Una mañana de un otoño ya no reciente, temprano, voy andando por las calles del pueblo, solo, metido en lo mío, escuchando por centésima vez en unos pocos meses El arte de la fuga, de Johann Sebastian Bach.
—Oiga, ¿usted es hijo del Rosendo?
No lo he oído bien, pero, cuando me quito el auricular izquierdo, pienso que eso es lo que se me acaba de preguntar, pues al girar la cabeza me encuentro a un señor mayor que —ahora sí lo escucho y lo entiendo— me lo repite mientras sonríe y espera mi respuesta.
—Sí, el menor —contesto, también sonriendo.
—¡Pues si yo soy fulano —me dice—; sí, hombre, que iba los miércoles a la tienda de tu padre cuando...!

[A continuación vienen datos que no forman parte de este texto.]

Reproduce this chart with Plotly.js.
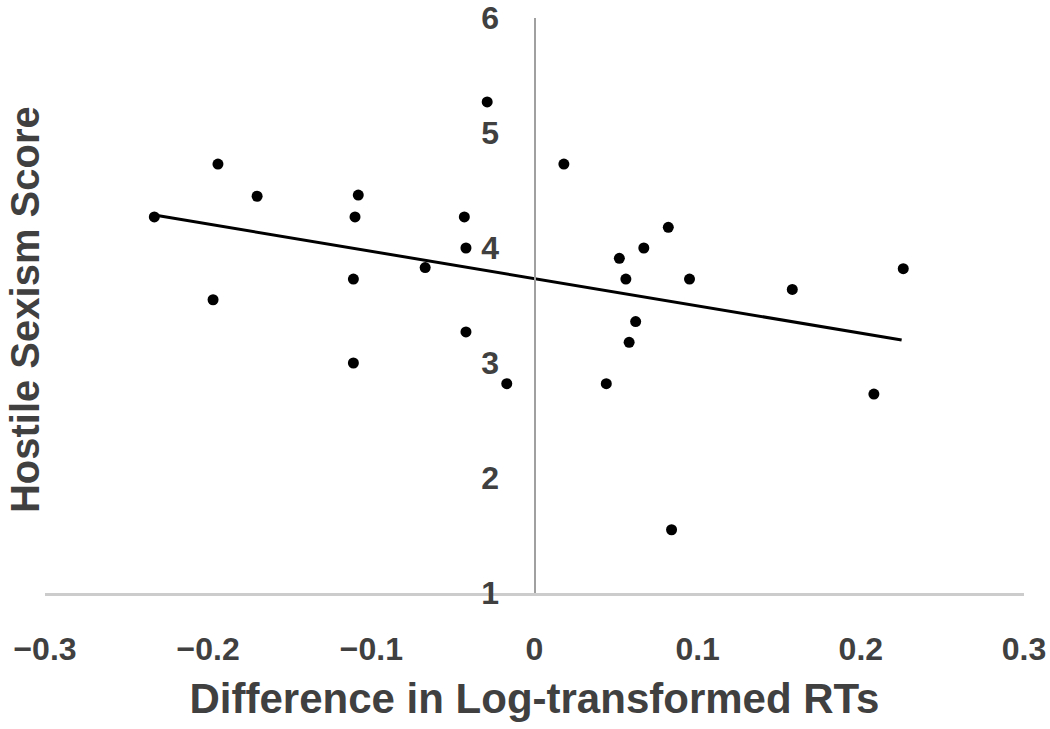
<!DOCTYPE html>
<html>
<head>
<meta charset="utf-8">
<script src="https://cdn.plot.ly/plotly-3.0.1.min.js"></script>
<style>html,body{margin:0;padding:0;background:#fff;}#chart{width:1050px;height:729px;}</style>
</head>
<body>
<div id="chart"></div>
<script>
// Difference in log-transformed RTs (x) vs Hostile Sexism Score (y)
const diffRT = [
  -0.233, -0.194, -0.170, -0.108, -0.110, -0.043, -0.042, -0.067, -0.111, -0.197,
  -0.042, -0.111, -0.017, -0.029, 0.018, 0.082, 0.067, 0.052, 0.056, 0.095,
  0.158, 0.226, 0.062, 0.058, 0.044, 0.208, 0.084
];
const hostileSexism = [
  4.27, 4.73, 4.45, 4.46, 4.27, 4.27, 4.00, 3.83, 3.73, 3.55,
  3.27, 3.00, 2.82, 5.27, 4.73, 4.18, 4.00, 3.91, 3.73, 3.73,
  3.64, 3.82, 3.36, 3.18, 2.82, 2.73, 1.55
];
// linear trend line endpoints
const trendX = [-0.233, 0.225];
const trendY = [4.287, 3.200];

const xTicks = [-0.3, -0.2, -0.1, 0, 0.1, 0.2, 0.3];
const xTickText = ['\u22120.3', '\u22120.2', '\u22120.1', '0', '0.1', '0.2', '0.3'];
const yTicks = [1, 2, 3, 4, 5, 6];

const xTitle = 'Difference in Log-transformed RTs';
const yTitle = 'Hostile Sexism Score';

const FONT = 'Liberation Sans, Arial, sans-serif';
const tickFont = {family: FONT, size: 32, color: '#404040', weight: 'bold'};
const xTitleFont = {family: FONT, size: 42, color: '#404040', weight: 'bold'};
const yTitleFont = {family: FONT, size: 40, color: '#404040', weight: 'bold'};

const traces = [
  {
    x: diffRT, y: hostileSexism, type: 'scatter', mode: 'markers',
    marker: {color: '#000000', size: 11},
    showlegend: false, hoverinfo: 'x+y'
  },
  {
    x: trendX, y: trendY, type: 'scatter', mode: 'lines',
    line: {color: '#000000', width: 3},
    showlegend: false, hoverinfo: 'skip'
  }
];

const layout = {
  width: 1050, height: 729,
  margin: {l: 45, r: 26, t: 18, b: 136},
  paper_bgcolor: '#ffffff', plot_bgcolor: '#ffffff',
  showlegend: false,
  xaxis: {
    range: [-0.3, 0.3],
    tickmode: 'array', tickvals: xTicks, ticktext: xTickText,
    tickfont: tickFont,
    ticks: '', ticklabelstandoff: 26,
    showgrid: false, zeroline: false,
    showline: true, linecolor: '#cccccc', linewidth: 3,
    title: {text: xTitle, font: xTitleFont, standoff: 18},
    automargin: false
  },
  yaxis: {
    range: [1, 6],
    anchor: 'free', position: 0.5,
    tickmode: 'array', tickvals: yTicks,
    tickfont: tickFont,
    ticks: '', ticklabelstandoff: 28,
    showgrid: false, zeroline: false,
    showline: true, linecolor: '#a0a0a0', linewidth: 2,
    automargin: false
  },
  annotations: [
    {
      text: yTitle, textangle: -90,
      xref: 'paper', yref: 'paper',
      x: (25 - 45) / 979, y: 0.492,
      xanchor: 'center', yanchor: 'middle',
      showarrow: false, font: yTitleFont
    }
  ]
};

Plotly.newPlot('chart', traces, layout, {displayModeBar: false, staticPlot: true});
</script>
</body>
</html>
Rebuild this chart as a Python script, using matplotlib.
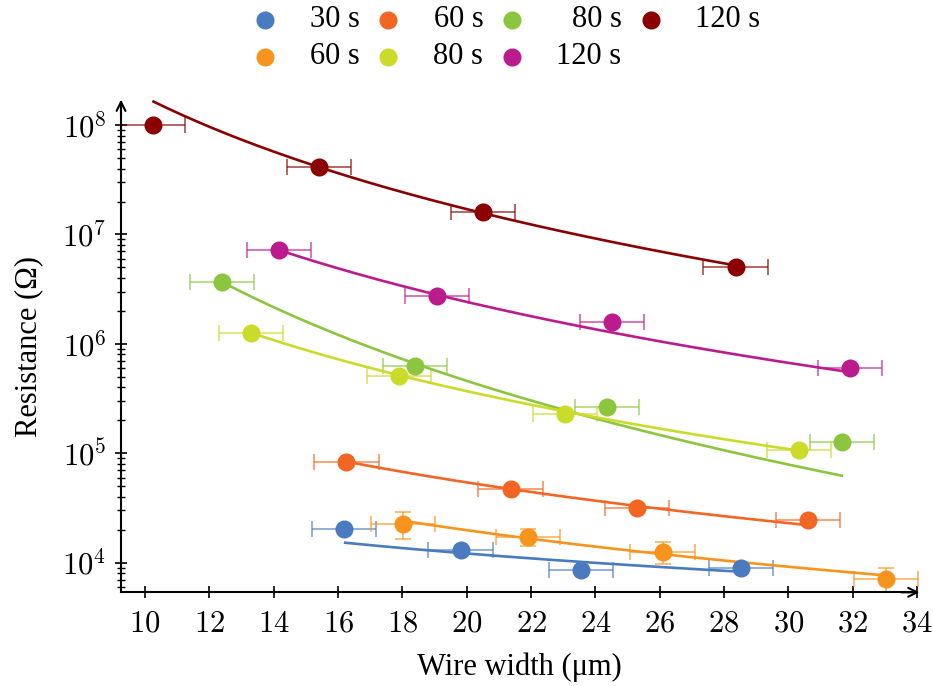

Y esto da pie a que, una vez presentado, fulano pase al tuteo y tengamos unos minutos de conversación en torno a la tienda de mi padre y a cómo se abarrotaba de gente los días de mercao; todo ello mezclado con información sobre lo que ha cambiado la vida, y aderezado con pinceladas acerca del estado de la salud de mi interlocutor y de la de su familia: achaques, operaciones, situación actual, perspectivas…
Continuará.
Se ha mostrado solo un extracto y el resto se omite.